Building Corpora and Datasets Discussion

14:30-15:30, Wednesday 15the October

8 people in attendance

Datasets are culture-specific and topic specific.

Dataset exchange is still not happening in any structured or cohesive way.

Geoffroy Peeters and Karën Fort paper:

Towards a (better) definition of the description of annotated MIR corpora

http://recherche.ircam.fr/equipes/analyse-synthese/peeters/ARTICLES/Peeters_2012_ISMIR_Annotation.pdf

This addresses: What does it mean to set up and publish a dataset for the research community? What are the minimum meta data you do for the dataset?

It’s hard to get complete legality for commercial recordings.

CompMusic has about 100 CDs - they can make streaming audio available via Dunya. Users of Dunya consent to being evaluators of the system in order to listen to the content.

Full access to the audio doesn’t happen this way.

Do all MIR researchers really need the audio? Why not simply use features? Isn’t that enough?

Pop/Western music very complicated from a legal perspective. Universities don’t want to be liable legally for potential consequences.

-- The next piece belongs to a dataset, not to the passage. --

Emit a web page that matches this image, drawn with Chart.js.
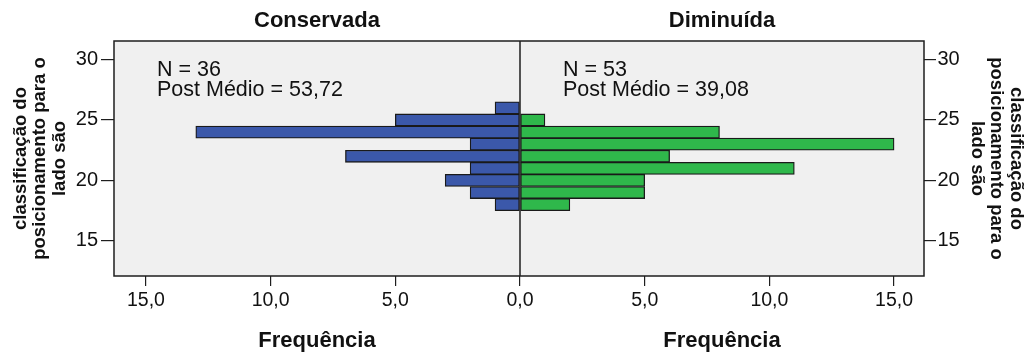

In CompMusic context, copyright clearance can be obtained from artists directly by signing a consent form.

Could we find an incentive for artists/labels to work with us?

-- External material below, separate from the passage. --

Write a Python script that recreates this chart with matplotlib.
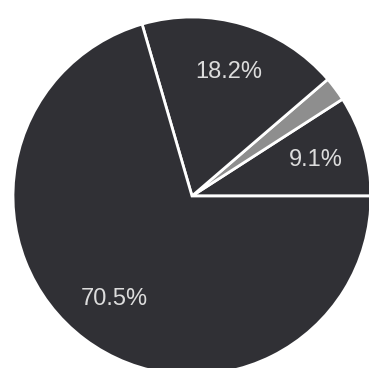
import matplotlib
matplotlib.use("Agg")
import matplotlib.pyplot as plt

# slice values, counter-clockwise from 3 o'clock
values = [9.1, 2.2, 18.2, 70.5]
labels = ["9.1%", "", "18.2%", "70.5%"]
colors = ["#303035", "#8e8e8e", "#303035", "#303035"]

plt.rcParams['font.family'] = ['Liberation Sans', 'DejaVu Sans']

fig = plt.figure(figsize=(3.69, 3.68), dpi=100)
ax = fig.add_axes([0, 0, 1, 1])

wedges, texts = ax.pie(values, colors=colors, startangle=0, counterclock=True,
                       center=(192, 172), radius=179,
                       wedgeprops=dict(edgecolor="white", linewidth=2),
                       labels=labels, labeldistance=0.72,
                       textprops=dict(color="#dcdcdc", fontsize=17))
for t in texts:
    t.set_ha("center")
    t.set_va("center")

ax.set_xlim(0, 369)
ax.set_ylim(0, 368)
ax.set_aspect("equal")
ax.axis("off")

fig.savefig("out.png", dpi=100)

Musicbrainz model - have a centralised meta-data information hub, that everyone can benefit from, if you’re not there you don’t exist, both commercial and non-commercial.

Distinction between corpus and dataset.

How can we control for datasets to reliably train and validate systems?

what are strategies? top-down and bottom up strategy?

Principled approach to sampling e.g. salami

There should always be a paper to accompany a dataset.

The dataset should be attached to problem.

There should be a methodology for dataset compilation. How can we validate that it’s fit for purpose?

A formal process, Evaluation of assumptions of datasets.

Can version control annotations.

NYU have a new JSON format for storing annotations.

Can cope with annotation for multiple tasks, and multiple annotations.

Set of python tools. Currently memory problems in porting this to Matlab.

Can include richer information about annotations, how made etc.

We don’t want to discourage researchers from making datasets.